I had been promised an afternoon of dog spotting, and I was not let down – they were there, many and varied, some of them carrying balls, some sticks, some frisbys, some the bodies of unattended toddlers, and more of them than you would imagine answering to them name of Bobby. I tried to steal one or two of them, hiding them in my bag and keeping them for later, but He Who Only… kept taking them off me and returning them to their wild owners, which I protested against in the strongest terms.

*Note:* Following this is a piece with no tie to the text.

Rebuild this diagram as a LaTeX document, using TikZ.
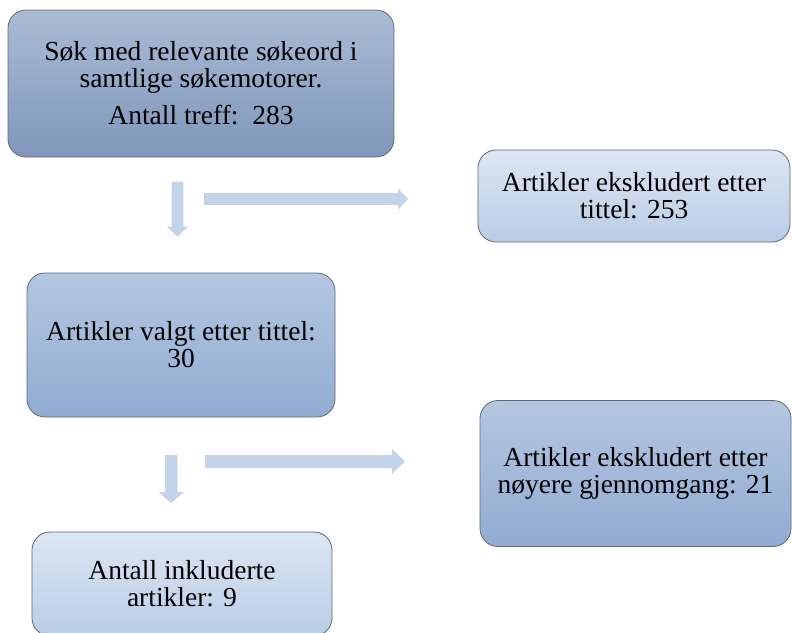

To try to avoid a scene, He Who Only… decided that leaving the beaten, muddy and occasionally slippery track was probably for the best, and we left behind the best of civilisation to walk under the cover of the trees, stepping into a huge collection of golden brown leaves carpeting the forest floor, both of us feeling soothed and reassured by the never ending cycle of nature. I stopped and took some photographs. We gazed across the horizon. We breathed deep and we breathed easy, and then decided to go get some caffeine-induced frenzy in the nearest Starbucks.

And that’s when the fun really started. Wandering off the beaten track is of course to be recommended – taking the path less travelled can sometimes make all the difference, as someone once observed – but the path more travelled, the designated path, that one has gravel, controlled slopes, steps, sometimes even tarmac in order to help you along your way. The path less travelled? Is an obstacle course.

I watched as He Who Only… stepped carefully and gallantly in front of me, finding the safest route. Three times I saw him stumble and slip, regain his footing and turn around to help me. Three times I carefully and deliberately stepped right into the exact spot he had walked, and three times I, too, stumbled and slipped. Three times he caught me just in time, and three times I stood clutching on to him for dear life, paralysed by hysterical laughter that threatened to tip us both over.

We got safely out the other side, me with a pain in my ribs thanks to the force of my panicked laughter, and him with the strongest impression yet that his girlfriend is a total idiot.